The bill stems from the split ownership situation in these communities. A manufactured homeowner owns their home but not the land it sits on. The community itself owns that and has the ability to change how much it costs to rent that land.

Dawn Arlia-Benton lives in a home in Kings Cliffe Mobile Park in Dover. She worries a lot about rent increases.

"You get yourself set there and then you get an increase. That takes from another area, like our food or gas," Arlia-Benton said. "If it comes up and they decide one year they're going to raise it up $25 or $50 dollars. That makes a huge difference. That's every month."

"You lose a great deal of control and freedom over your life that you don't anticipate losing," said Fred Neil, with the Manufactured Home Owners Association.

Supporters of the bill introduced Tuesday say it would create more predictability. Communities could only increase rent each year by the average of the urban consumer price index over the prior three years. That is a change from last year's version. If community owners feel a need for more, bill sponsor Sen. Bruce Ennis, D-Smyrna, says they would go before a state board for approval.
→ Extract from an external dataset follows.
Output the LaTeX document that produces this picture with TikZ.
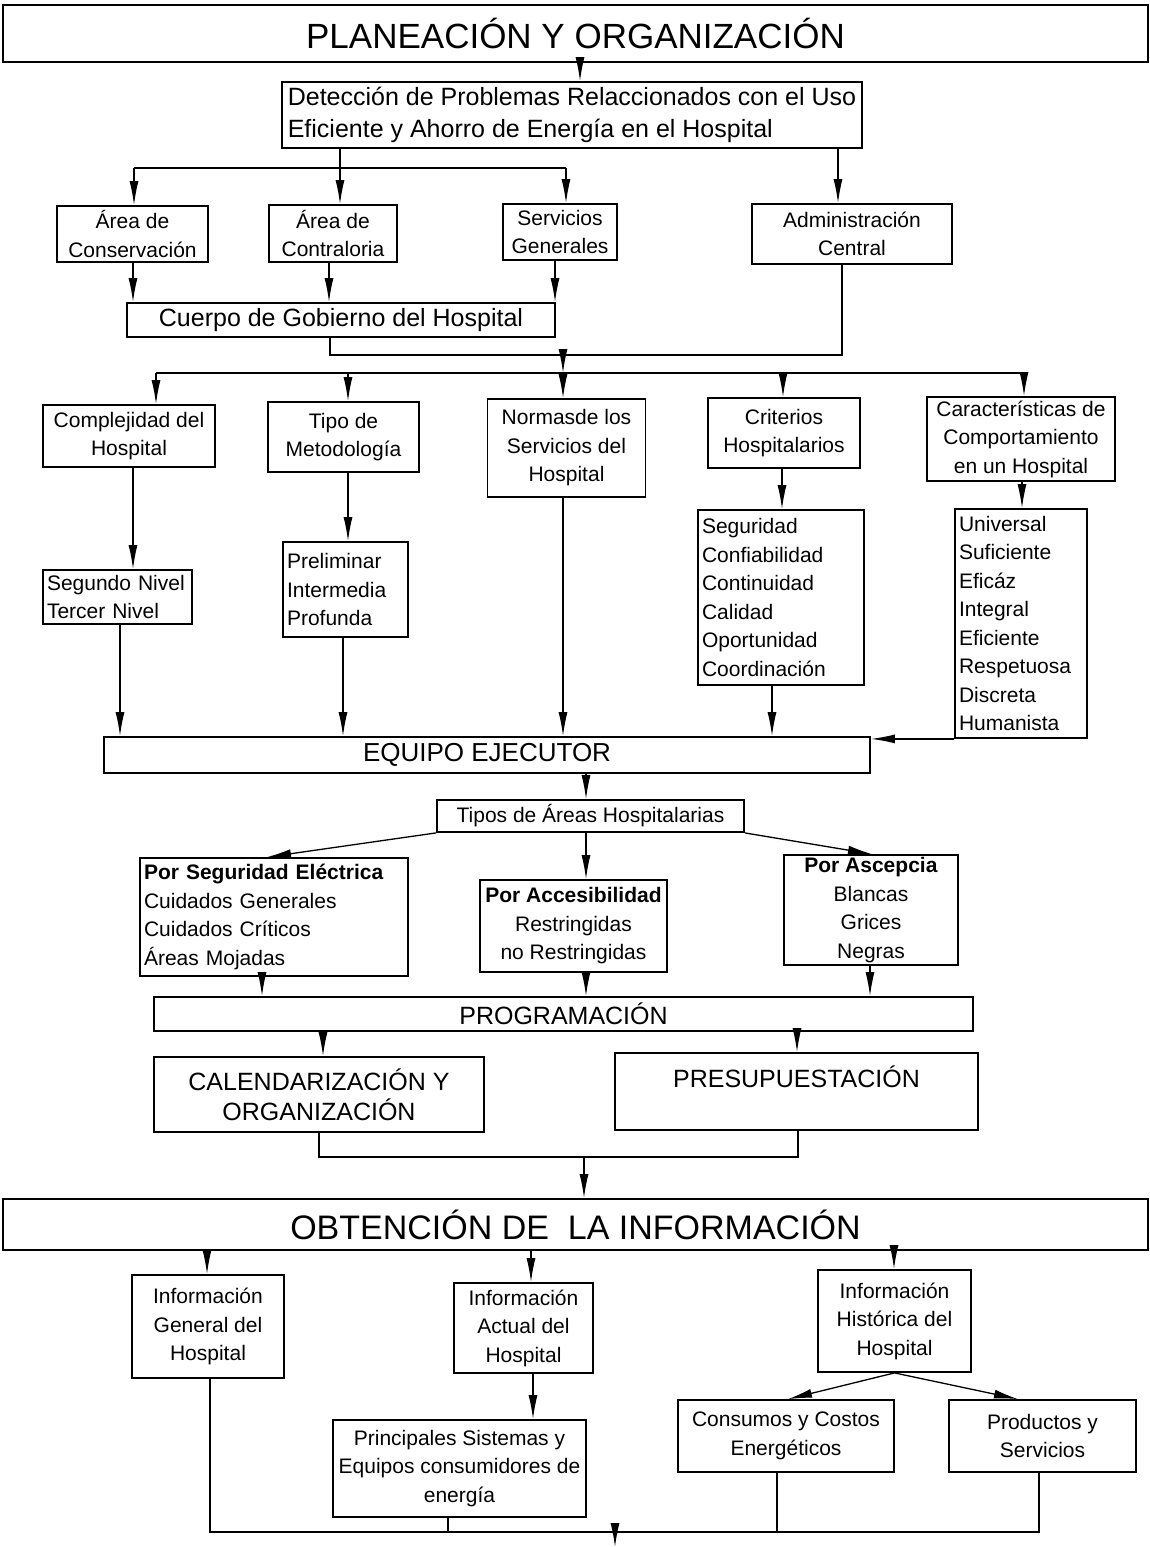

"If there is capital improvement, increase in taxes, increase in employees, general upgrade of the park - other than normal wear and tear - justification could easily be obtained."

Community owners opposed the bill last year and appear ready to oppose it again this year.

"The basic premise here is can we price our product at the market or should the government tell us we have to charge less than it's worth?" said Andy Strine, who owns communities in all the Delaware counties. "And to that simple question was uniformly then and will continue to be - no."

Arlia-Benton says she's just looking for a little flexibility.

"If they could put a cap on something, at least we'd know we weren't going to be hurt too much at the end of the year."

Ennis says he believes the changes made to the bill since last year give it a better chance to pass this year. That will require a sizeable swing in the House, where a bipartisan group of 22 representatives voted no last time around.